En el mismo año en que se ha celebrado el setenta aniversario de la Declaración Universal de Derechos Humanos, ha pasado desapercibida otra efémeride relevante para comprender cabalmente tanto los límites como el valor de aquel texto
En junio de 1978, el héroe de los derechos humanos, Aleksandr Solzhenitsyn, pronunció en Harvard un memorable commencement address [discurso de acto de graduación] −quizás, el más memorable que se recuerda en la Harvard Yard−. Disponible en Internet, el que fuera su primer discurso público en Estados Unidos ha pasado a los anales de las grandes lecturas para la reflexión universitaria. En el corazón de la Academia occidental, el humanista ruso se dirigía al mismo establishment al que, algunos años antes, había abierto los ojos a la realidad del socialismo marxista y de sus atroces violaciones de derechos humanos.

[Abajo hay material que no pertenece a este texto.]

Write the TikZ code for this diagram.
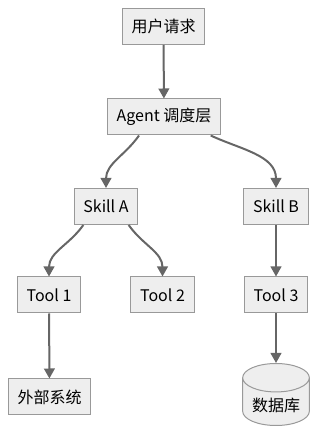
\documentclass[tikz,border=0pt]{standalone}
\usepackage{fontspec}
\setmainfont{Noto Sans CJK SC}
\usetikzlibrary{arrows.meta, shapes.geometric}
\definecolor{boxfill}{HTML}{EEEEEE}
\definecolor{boxline}{HTML}{999999}
\definecolor{linkcol}{HTML}{666666}
\tikzset{
  box/.style={rectangle, draw=boxline, fill=boxfill, line width=0.75pt,
    minimum height=27pt, inner xsep=7pt, font=\fontsize{12}{14}\selectfont},
  dbbox/.style={cylinder, shape border rotate=90, aspect=0.5, draw=boxline,
    fill=boxfill, line width=0.75pt, minimum width=50pt, minimum height=46.5pt,
    font=\fontsize{12}{14}\selectfont},
  link/.style={-{Triangle[length=7.5pt, width=8pt]}, line width=1.5pt, draw=linkcol}
}
\begin{document}
\begin{tikzpicture}[x=0.75pt, y=0.75pt]
    \useasboundingbox (0,0) rectangle (317,438);

    % Anfrage und Agent
    \node[box] (req) at (163.5, 411.5) {用户请求};
    \node[box] (agent) at (164, 321) {Agent 调度层};

    % Skills
    \node[box] (skillA) at (106, 231.5) {Skill A};
    \node[box] (skillB) at (276, 231.5) {Skill B};

    % Tools
    \node[box] (tool1) at (49, 143) {Tool 1};
    \node[box] (tool2) at (162.5, 143) {Tool 2};
    \node[box] (tool3) at (276, 143) {Tool 3};

    % Ziele
    \node[box] (ext) at (49.5, 41) {外部系统};
    \node[dbbox, anchor=north] (db) at (276, 75) {数据库};

    \draw[link] (req) -- (agent);
    \draw[link] ([xshift=-18.75pt]agent.south) to[out=235, in=90] (skillA.north);
    \draw[link] ([xshift=35pt]agent.south) to[out=-25, in=90] (skillB.north);
    \draw[link] ([xshift=-17pt]skillA.south) to[out=235, in=90] (tool1.north);
    \draw[link] ([xshift=17pt]skillA.south) to[out=-55, in=90] (tool2.north);
    \draw[link] (skillB) -- (tool3);
    \draw[link] (tool1) -- (ext);
    \draw[link] (tool3) -- (db.north);
\end{tikzpicture}
\end{document}
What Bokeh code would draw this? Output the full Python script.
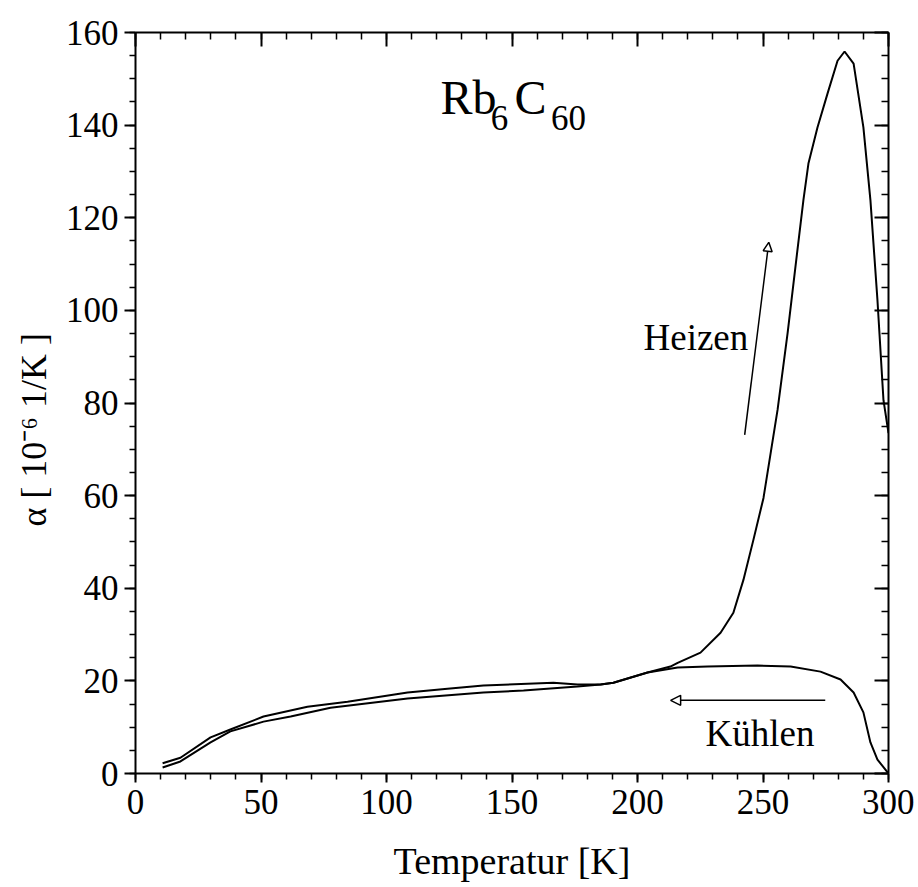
from bokeh.plotting import figure
from bokeh.models import (LinearAxis, SingleIntervalTicker, Range1d, Label, Arrow,
                          NormalHead, CustomJSTickFormatter, Title)
from bokeh.embed import file_html
from bokeh.resources import INLINE

# ---- data ----
heat_T = [10.8, 17.9, 29.9, 37.8, 51.0, 61.8, 77.7, 108.4, 138.6, 154.6, 176.1, 185.3,
          190.4, 204.0, 213.1, 216.0, 225.1, 233.1, 238.2, 242.2, 246.2, 250.2, 255.8,
          259.8, 262.9, 266.1, 268.1, 271.7, 275.7, 279.7, 282.5, 286.1, 290.0, 292.8,
          295.6, 298.0, 300.0]
heat_a = [1.3, 2.6, 6.7, 9.1, 11.2, 12.3, 14.2, 16.2, 17.5, 17.9, 18.8, 19.2,
          19.6, 21.8, 23.1, 23.9, 26.1, 30.4, 34.7, 41.8, 50.5, 59.5, 78.5,
          95.1, 109.3, 123.8, 131.7, 139.5, 146.8, 153.9, 155.9, 153.3, 139.5, 123.8,
          102.2, 80.6, 73.5]

cool_T = [300.0, 295.6, 292.8, 290.0, 286.1, 280.9, 272.9, 261.0, 247.8, 227.9, 216.0,
          204.0, 190.4, 185.3, 176.1, 166.5, 138.6, 124.3, 108.4, 84.5, 68.5, 51.0,
          37.8, 29.9, 17.9, 10.8]
cool_a = [0.0, 3.0, 6.7, 13.2, 17.5, 20.3, 22.0, 23.1, 23.3, 23.1, 22.9,
          21.8, 19.6, 19.2, 19.2, 19.6, 19.0, 18.3, 17.5, 15.5, 14.4, 12.3,
          9.5, 7.8, 3.4, 2.2]

x_ticks = [0, 50, 100, 150, 200, 250, 300]
y_ticks = [0, 20, 40, 60, 80, 100, 120, 140, 160]

x_label = "Temperatur [K]"
y_label = "α [ 10⁻⁶ 1/K ]"
heat_label = "Heizen"
cool_label = "Kühlen"

FONT = "Liberation Serif"

p = figure(width=914, height=884, output_backend="svg", toolbar_location=None,
           x_range=Range1d(x_ticks[0], x_ticks[-1]), y_range=Range1d(y_ticks[0], y_ticks[-1]),
           min_border_left=135, min_border_right=26, min_border_top=32, min_border_bottom=110,
           x_axis_label=x_label)
p.outline_line_color = None
p.xgrid.visible = False
p.ygrid.visible = False
p.background_fill_color = "white"
p.border_fill_color = "white"

xt = SingleIntervalTicker(interval=50, num_minor_ticks=5)
yt = SingleIntervalTicker(interval=20, num_minor_ticks=4)

for ax in p.xaxis:
    ax.ticker = xt
for ax in p.yaxis:
    ax.ticker = yt

def style_main(ax, major_out, minor_out, standoff, label_standoff, label_size):
    ax.axis_line_color = "black"
    ax.axis_line_width = 2
    ax.major_tick_line_color = "black"
    ax.minor_tick_line_color = "black"
    ax.major_tick_line_width = 2
    ax.minor_tick_line_width = 1.5
    ax.major_tick_in = 0
    ax.major_tick_out = major_out
    ax.minor_tick_in = 0
    ax.minor_tick_out = minor_out
    ax.major_label_text_font = FONT
    ax.major_label_text_font_size = "35px"
    ax.major_label_text_color = "black"
    ax.major_label_standoff = standoff
    ax.axis_label_text_font = FONT
    ax.axis_label_text_font_style = "normal"
    ax.axis_label_text_font_size = label_size
    ax.axis_label_text_color = "black"
    ax.axis_label_standoff = label_standoff

style_main(p.xaxis[0], 9, 6, 7, 23, "38px")
style_main(p.yaxis[0], 11, 6, 6, 12, "36px")

blank = CustomJSTickFormatter(code="return ''")
for side, tick in (("above", xt), ("right", yt)):
    ax = LinearAxis(ticker=tick, formatter=blank, axis_line_color="black", axis_line_width=2,
                    major_tick_in=14, major_tick_out=0, minor_tick_in=7, minor_tick_out=0,
                    major_tick_line_width=2, minor_tick_line_width=1.5,
                    major_label_standoff=0)
    p.add_layout(ax, side)

# y axis label, as a side title so that it can sit a little below the centre
p.add_layout(Title(text=y_label, align="left", offset=247, standoff=18,
                   text_font=FONT, text_font_size="36px", text_font_style="normal",
                   text_color="black"), "left")

p.line(heat_T, heat_a, line_color="black", line_width=2)
p.line(cool_T, cool_a, line_color="black", line_width=2)

# title Rb6C60 with subscripts
p.add_layout(Label(x=121.5, y=146.0, text="Rb", text_font=FONT, text_font_size="48px",
                   text_align="left", text_baseline="alphabetic", text_color="black"))
p.add_layout(Label(x=141.5, y=141.5, text="6", text_font=FONT, text_font_size="35px",
                   text_align="left", text_baseline="alphabetic", text_color="black"))
p.add_layout(Label(x=151.0, y=146.0, text="C", text_font=FONT, text_font_size="48px",
                   text_align="left", text_baseline="alphabetic", text_color="black"))
p.add_layout(Label(x=165.5, y=141.5, text="60", text_font=FONT, text_font_size="35px",
                   text_align="left", text_baseline="alphabetic", text_color="black"))

p.add_layout(Label(x=202.4, y=94.2, text=heat_label, text_font=FONT, text_font_size="37px",
                   text_align="left", text_baseline="alphabetic", text_color="black"))
p.add_layout(Label(x=227.1, y=8.6, text=cool_label, text_font=FONT, text_font_size="37px",
                   text_align="left", text_baseline="alphabetic", text_color="black"))

p.add_layout(Arrow(x_start=242.7, y_start=73.1, x_end=252.3, y_end=114.7, line_width=1.5,
                   line_color="black",
                   end=NormalHead(size=9, fill_color="white", line_color="black", line_width=1.5)))
p.add_layout(Arrow(x_start=274.8, y_start=15.8, x_end=213.2, y_end=15.8, line_width=1.5,
                   line_color="black",
                   end=NormalHead(size=10, fill_color="white", line_color="black", line_width=1.5)))

open("out.html", "w").write(file_html(p, INLINE))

Desde el primer momento, Solzhenitsyn resaltaba el valor del rule of law imperante en Occidente: «He vivido toda mi vida bajo un régimen comunista, y os diré que una sociedad sin una escala jurídica objetiva es terrible». Ahora bien, alertaba también de que «la letra de la ley es demasiado fría y formal para tener una influencia benéfica en la comunidad». Bajo un legalismo sin espíritu, las libertades «para obrar bien y para obrar mal» tienden a equipararse, lo que da como resultado una sociedad indefensa «frente al abismo de la decadencia humana». Se pierde de vista que la disciplina y la educación moral y espiritual son esenciales para la convivencia y la armonía interior humana, y operan en dirección contraria a la afirmación de ciertas libertades-licencias. Así, un afán desmesurado de libertad y bienestar «imprime en muchos rostros occidentales la huella de la ansiedad e incluso de la depresión».
El principal temor de este héroe de los derechos humanos apuntaba al entendimiento irrestricto de la libertad de prensa, que estaría creando un poder −«el poder más grande de los países occidentales»− no sujeto a responsabilidad y autolegitimado para decidir sobre qué vale como real. Terroristas convertidos en ídolos, intrusiones vergonzosas en la privacidad, etiquetas con las que quedan sepultadas las más elementales intuiciones humanas… En fin, bajo el eslogan de que “toda persona tiene el derecho a saberlo todo”, se desconocería el «derecho a no saber» ciertas cosas, que es mucho más valioso. Esto es, «el derecho a no ver ensuciada el alma» con el ruido de «la banalidad y el sinsentido». Además −añadía−, aunque hay gran libertad para la prensa, no sucede lo mismo con el lector, ya que «los periódicos ponen gran empeño en resaltar las opiniones que no contradicen la tendencia propia y general». Ello conduciría, en última instancia, a un autoengaño en la interpretación del mundo contemporáneo y a una marginación pública de las mentes genuinamente críticas.
Me es imposible resumir en unas pocas palabras un discurso de la profundidad y la lucidez del que pronunció Solzhenitsyn en junio de 1978. Se trata de la constatación de que, por sí solo, el reconocimiento de libertades no supone una guía suficiente. Formulados en abstracto, los derechos y libertades constituyen secciones de color sobre una paleta que, en su yuxtaposición, no nos hablan de su justa ubicación y medida en la obra de arte; sonidos de un órgano que solo el arte del maestro puede armonizar en belleza. Ahora bien, ¿dónde hemos de buscar esa medida?, ¿dónde ese arte?
La sinceridad de Solzhenitsyn se revela al final de su disertación. Partiendo de que la razón moral no es puramente inmanente, identificó el «error en la raíz» con la secularización de Occidente. Una razón pública que se cierra a la trascendencia desembocaría de manera inevitable, en su opinión, en ese legalismo positivista que, «valorativamente neutro», abandona las disputas de derechos a la lucha de poder y al lobbying. Cuarenta años después, la llamada de Solzhenitsyn al levantar la mirada sigue siendo una inspiración para quienes se esfuerzan en dar sentido a los derechos humanos.